**** RECORDED DATA

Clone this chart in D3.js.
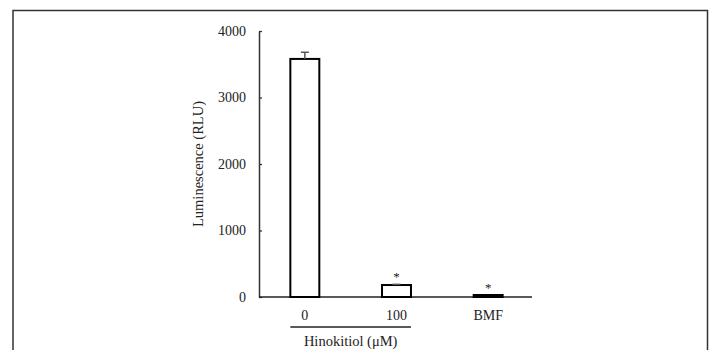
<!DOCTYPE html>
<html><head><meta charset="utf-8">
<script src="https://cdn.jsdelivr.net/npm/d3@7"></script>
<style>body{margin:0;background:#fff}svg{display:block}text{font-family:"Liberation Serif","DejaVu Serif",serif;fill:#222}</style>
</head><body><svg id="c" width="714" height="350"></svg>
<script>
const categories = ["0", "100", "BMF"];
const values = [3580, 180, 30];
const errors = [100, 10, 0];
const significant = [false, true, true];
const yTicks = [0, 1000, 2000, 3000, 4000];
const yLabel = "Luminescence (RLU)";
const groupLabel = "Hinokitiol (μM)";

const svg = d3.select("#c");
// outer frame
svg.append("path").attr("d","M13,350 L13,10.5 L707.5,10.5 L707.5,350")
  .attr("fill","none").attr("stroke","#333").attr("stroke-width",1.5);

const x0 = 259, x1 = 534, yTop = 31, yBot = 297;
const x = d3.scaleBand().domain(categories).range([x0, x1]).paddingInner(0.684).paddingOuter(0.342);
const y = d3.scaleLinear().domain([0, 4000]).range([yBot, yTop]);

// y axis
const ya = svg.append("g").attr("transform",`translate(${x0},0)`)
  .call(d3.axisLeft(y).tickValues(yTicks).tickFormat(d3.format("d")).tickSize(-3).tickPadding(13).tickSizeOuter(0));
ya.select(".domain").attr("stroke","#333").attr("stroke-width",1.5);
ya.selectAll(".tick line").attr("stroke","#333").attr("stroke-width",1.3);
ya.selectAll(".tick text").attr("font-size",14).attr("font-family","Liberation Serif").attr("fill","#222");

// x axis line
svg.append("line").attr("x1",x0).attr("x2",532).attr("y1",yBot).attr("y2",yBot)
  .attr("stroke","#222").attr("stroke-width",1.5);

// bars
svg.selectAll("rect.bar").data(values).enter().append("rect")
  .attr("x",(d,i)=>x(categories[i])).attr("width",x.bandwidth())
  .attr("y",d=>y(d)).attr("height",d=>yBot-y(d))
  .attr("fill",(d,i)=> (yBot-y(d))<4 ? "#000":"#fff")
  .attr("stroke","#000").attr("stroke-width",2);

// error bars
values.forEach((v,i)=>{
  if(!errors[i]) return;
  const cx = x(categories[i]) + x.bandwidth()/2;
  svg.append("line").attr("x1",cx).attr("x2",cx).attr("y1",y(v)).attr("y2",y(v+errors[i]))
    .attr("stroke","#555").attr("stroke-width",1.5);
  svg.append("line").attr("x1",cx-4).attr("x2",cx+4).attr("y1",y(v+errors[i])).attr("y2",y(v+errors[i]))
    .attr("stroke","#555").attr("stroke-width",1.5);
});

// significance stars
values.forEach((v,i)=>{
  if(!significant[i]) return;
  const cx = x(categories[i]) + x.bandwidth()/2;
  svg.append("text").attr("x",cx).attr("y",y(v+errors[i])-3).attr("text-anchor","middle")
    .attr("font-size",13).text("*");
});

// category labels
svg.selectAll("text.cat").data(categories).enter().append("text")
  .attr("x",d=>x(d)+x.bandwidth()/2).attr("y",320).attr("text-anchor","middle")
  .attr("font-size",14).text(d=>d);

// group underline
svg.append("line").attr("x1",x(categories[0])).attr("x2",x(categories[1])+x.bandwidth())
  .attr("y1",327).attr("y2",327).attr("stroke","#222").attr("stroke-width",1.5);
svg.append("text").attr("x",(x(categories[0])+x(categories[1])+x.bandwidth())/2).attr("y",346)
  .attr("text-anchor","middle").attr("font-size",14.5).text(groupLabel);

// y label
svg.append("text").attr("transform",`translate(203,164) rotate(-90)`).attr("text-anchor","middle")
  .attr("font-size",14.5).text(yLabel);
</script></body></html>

********

JOB -
The material above holds pictures; copy everything else in it exactly.

SOLUTION -
Clone this chart in D3.js.
<!DOCTYPE html>
<html><head><meta charset="utf-8">
<script src="https://cdn.jsdelivr.net/npm/d3@7"></script>
<style>body{margin:0;background:#fff}svg{display:block}text{font-family:"Liberation Serif","DejaVu Serif",serif;fill:#222}</style>
</head><body><svg id="c" width="714" height="350"></svg>
<script>
const categories = ["0", "100", "BMF"];
const values = [3580, 180, 30];
const errors = [100, 10, 0];
const significant = [false, true, true];
const yTicks = [0, 1000, 2000, 3000, 4000];
const yLabel = "Luminescence (RLU)";
const groupLabel = "Hinokitiol (μM)";

const svg = d3.select("#c");
// outer frame
svg.append("path").attr("d","M13,350 L13,10.5 L707.5,10.5 L707.5,350")
  .attr("fill","none").attr("stroke","#333").attr("stroke-width",1.5);

const x0 = 259, x1 = 534, yTop = 31, yBot = 297;
const x = d3.scaleBand().domain(categories).range([x0, x1]).paddingInner(0.684).paddingOuter(0.342);
const y = d3.scaleLinear().domain([0, 4000]).range([yBot, yTop]);

// y axis
const ya = svg.append("g").attr("transform",`translate(${x0},0)`)
  .call(d3.axisLeft(y).tickValues(yTicks).tickFormat(d3.format("d")).tickSize(-3).tickPadding(13).tickSizeOuter(0));
ya.select(".domain").attr("stroke","#333").attr("stroke-width",1.5);
ya.selectAll(".tick line").attr("stroke","#333").attr("stroke-width",1.3);
ya.selectAll(".tick text").attr("font-size",14).attr("font-family","Liberation Serif").attr("fill","#222");

// x axis line
svg.append("line").attr("x1",x0).attr("x2",532).attr("y1",yBot).attr("y2",yBot)
  .attr("stroke","#222").attr("stroke-width",1.5);

// bars
svg.selectAll("rect.bar").data(values).enter().append("rect")
  .attr("x",(d,i)=>x(categories[i])).attr("width",x.bandwidth())
  .attr("y",d=>y(d)).attr("height",d=>yBot-y(d))
  .attr("fill",(d,i)=> (yBot-y(d))<4 ? "#000":"#fff")
  .attr("stroke","#000").attr("stroke-width",2);

// error bars
values.forEach((v,i)=>{
  if(!errors[i]) return;
  const cx = x(categories[i]) + x.bandwidth()/2;
  svg.append("line").attr("x1",cx).attr("x2",cx).attr("y1",y(v)).attr("y2",y(v+errors[i]))
    .attr("stroke","#555").attr("stroke-width",1.5);
  svg.append("line").attr("x1",cx-4).attr("x2",cx+4).attr("y1",y(v+errors[i])).attr("y2",y(v+errors[i]))
    .attr("stroke","#555").attr("stroke-width",1.5);
});

// significance stars
values.forEach((v,i)=>{
  if(!significant[i]) return;
  const cx = x(categories[i]) + x.bandwidth()/2;
  svg.append("text").attr("x",cx).attr("y",y(v+errors[i])-3).attr("text-anchor","middle")
    .attr("font-size",13).text("*");
});

// category labels
svg.selectAll("text.cat").data(categories).enter().append("text")
  .attr("x",d=>x(d)+x.bandwidth()/2).attr("y",320).attr("text-anchor","middle")
  .attr("font-size",14).text(d=>d);

// group underline
svg.append("line").attr("x1",x(categories[0])).attr("x2",x(categories[1])+x.bandwidth())
  .attr("y1",327).attr("y2",327).attr("stroke","#222").attr("stroke-width",1.5);
svg.append("text").attr("x",(x(categories[0])+x(categories[1])+x.bandwidth())/2).attr("y",346)
  .attr("text-anchor","middle").attr("font-size",14.5).text(groupLabel);

// y label
svg.append("text").attr("transform",`translate(203,164) rotate(-90)`).attr("text-anchor","middle")
  .attr("font-size",14.5).text(yLabel);
</script></body></html>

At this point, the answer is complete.